I figure all that good-book vibe wears off on the package. While I was there, I ran into bookseller/buyer Jill, of the lovely long red hair, who was stacking books for an upcoming signing with Laurie Halse Anderson and Sarah Dessen.
So cool, except that it’s scheduled at 6 p.m. on April 7, which is during the publisher party at the Omni Hotel in conjunction with the Texas Library Association conference, so I’ll be there instead.
I went ahead and bought a copy of Sarah‘s The Truth About Forever (Viking, 2005) and Laurie‘s Prom (Viking, 2005), the latter of which I’ve already read via the ARC (read my related blog entry). That way, the books will be waiting, so I can still get autographed copies, support the authors, and support the store.

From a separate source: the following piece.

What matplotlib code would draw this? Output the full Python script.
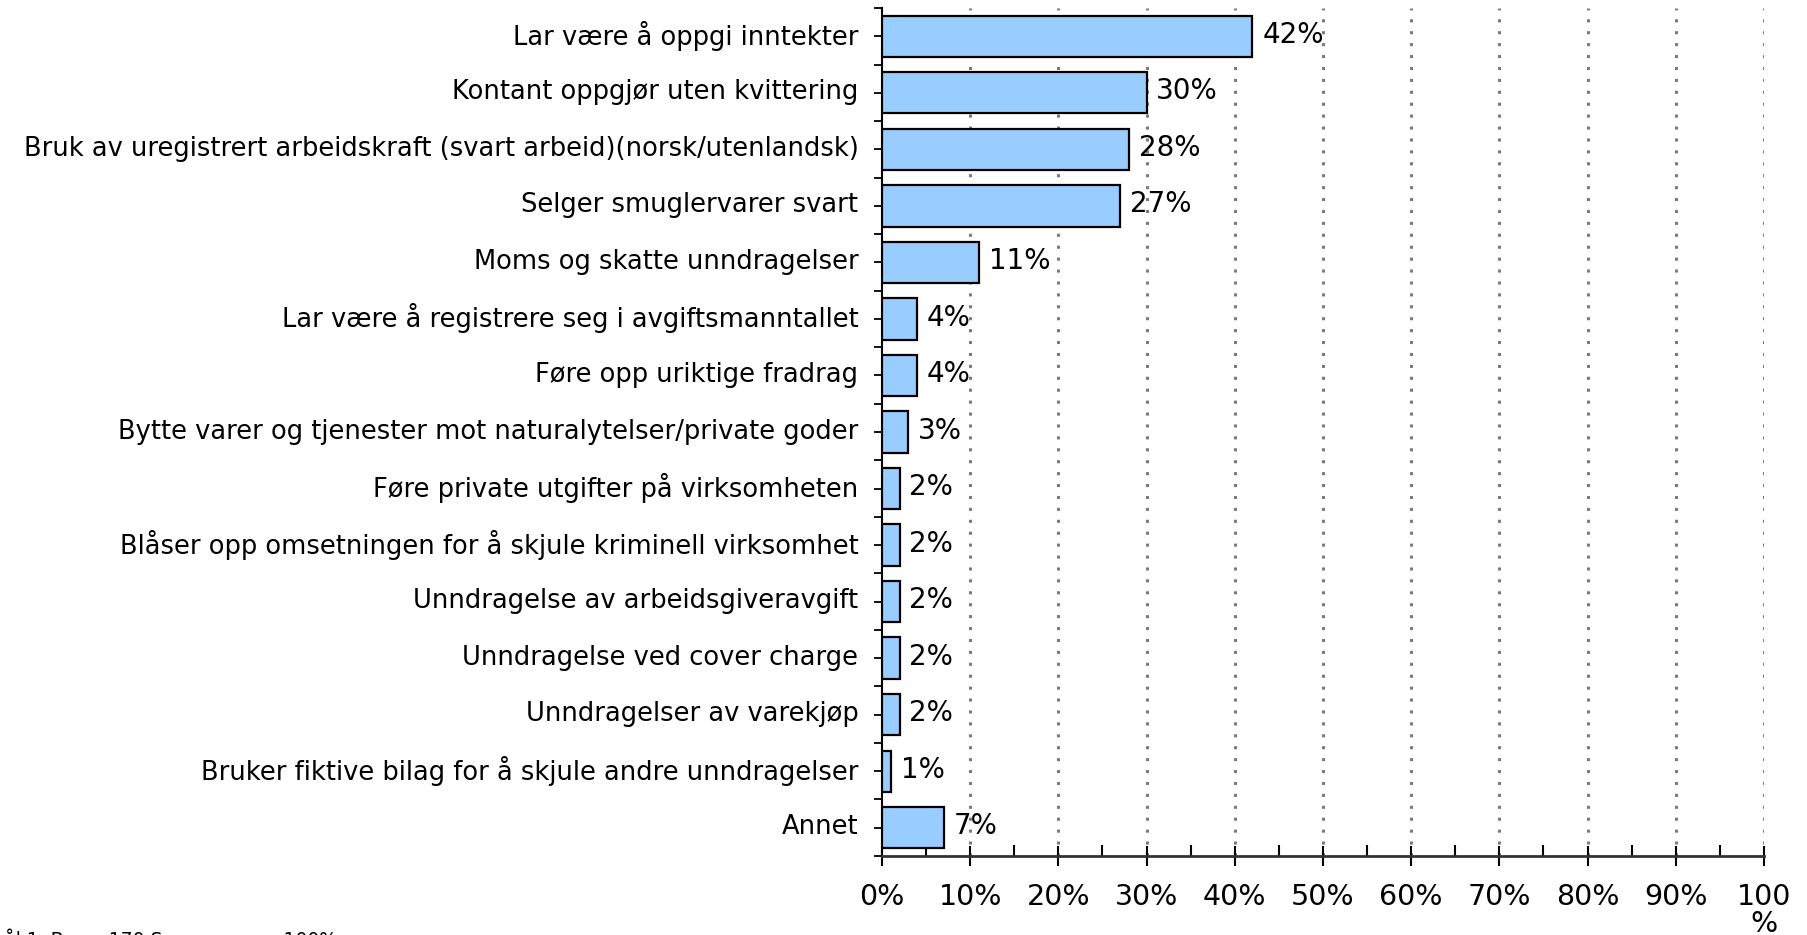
import matplotlib
matplotlib.use("Agg")
import matplotlib.pyplot as plt
import matplotlib.transforms as mtransforms
from matplotlib.ticker import MultipleLocator, FixedLocator

plt.rcParams['font.family'] = ['DejaVu Sans']

categories = [
    "Lar være å oppgi inntekter",
    "Kontant oppgjør uten kvittering",
    "Bruk av uregistrert arbeidskraft (svart arbeid)(norsk/utenlandsk)",
    "Selger smuglervarer svart",
    "Moms og skatte unndragelser",
    "Lar være å registrere seg i avgiftsmanntallet",
    "Føre opp uriktige fradrag",
    "Bytte varer og tjenester mot naturalytelser/private goder",
    "Føre private utgifter på virksomheten",
    "Blåser opp omsetningen for å skjule kriminell virksomhet",
    "Unndragelse av arbeidsgiveravgift",
    "Unndragelse ved cover charge",
    "Unndragelser av varekjøp",
    "Bruker fiktive bilag for å skjule andre unndragelser",
    "Annet",
]
values = [42, 30, 28, 27, 11, 4, 4, 3, 2, 2, 2, 2, 2, 1, 7]
x_ticks = [0, 10, 20, 30, 40, 50, 60, 70, 80, 90, 100]
x_tick_labels = ["0%", "10%", "20%", "30%", "40%", "50%", "60%", "70%", "80%", "90%", "100\n%"]
footnote = "Spørsmål 1. Base: 170 Sum mer enn 100%"

W, H = 1808, 935
fig = plt.figure(figsize=(W / 100, H / 100), dpi=100)
left, right = 882 / W, 1764 / W
top, bottom = 1 - 8 / H, 1 - 856 / H
ax = fig.add_axes([left, bottom, right - left, top - bottom])

ypos = list(range(len(categories)))
ax.barh(ypos, values, height=0.73, color="#99CCFF", edgecolor="black", linewidth=1.6, zorder=3)

for y, v in zip(ypos, values):
    ax.annotate(f"{v}%", xy=(v, y), xytext=(7, 1), textcoords="offset points",
                va="center", ha="left", fontsize=20, color="black", zorder=4)

ax.set_xlim(0, 100)
ax.set_ylim(len(categories) - 0.5, -0.5)

# gridlines
for x in x_ticks[1:]:
    ax.axvline(x, color="#7a7a7a", linewidth=2.2, linestyle=(0, (1.0, 2.9)), zorder=1)

ax.set_yticks(ypos)
ax.set_yticklabels(categories, fontsize=18.5)
ax.yaxis.set_minor_locator(FixedLocator([i - 0.5 for i in range(len(categories) + 1)]))
ax.tick_params(axis="y", which="both", direction="out", length=6, width=1.3, pad=11)
shift = mtransforms.ScaledTranslation(0, 2.5 / 72, fig.dpi_scale_trans)
for lab in ax.get_yticklabels():
    lab.set_transform(lab.get_transform() + shift)

ax.set_xticks(x_ticks)
ax.set_xticklabels(x_tick_labels, fontsize=20.5, linespacing=0.95)
ax.xaxis.set_minor_locator(MultipleLocator(5))
ax.tick_params(axis="x", which="major", direction="inout", length=15, width=1.5, pad=12)
ax.tick_params(axis="x", which="minor", direction="in", length=8, width=1.5)

for s in ["top", "right"]:
    ax.spines[s].set_visible(False)
ax.spines["left"].set_linewidth(1.5)
ax.spines["bottom"].set_linewidth(2.0)
ax.spines["bottom"].set_color("#333333")

fig.text(337 / W, 1 - 929 / H, footnote, ha="right", va="top", fontsize=13.5)

fig.savefig("out.png", dpi=100)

Read Sarah’s journal and Laurie‘s, too (note that Baker & Taylor/Penguin Young Readers Group are sponsoring a fan fic contest in conjunction with the release of Prom).
In other news, San Antonio author Diane Gonzales Bertrand will read from her works and discuss Texas Latino literature at noon April 9 at the St. John Branch of the Austin Public Library. However, I’ll have to miss that, too, because I’m already gong to the Anne Bustard and Kurt Cyrus signing of Buddy: The Story Of Buddy Holly (Simon & Schuster, 2005) that same day from 1 to 3 p.m.
It greatly vexes* me that I cannot be in two places at once.
Status: reading Each Little Bird That Sings by Deborah Wiles (Harcourt, 2005).
*I’m trying to bring back the word “vex;” please try to use it today in a sentence.
Cynsational Links
Author Anastasia Suen debuts Create/Relate, her new blog, and kindly links to mine. Thank you, Anastasia!
Speaking of blogs, Wordcraft Circle of Native Writers and Storytellers has launched a page listing member blogs, including mine and Joy Harjo’s (poet, musician, and the author of a wonderful contemporary Native American picture book, The Good Luck Cat, illustrated by Paul Lee (Harcourt, 2000)).
And Greg Leitich Smith blogs about Project Mulberry by Linda Sue Park (Clarion, 2005).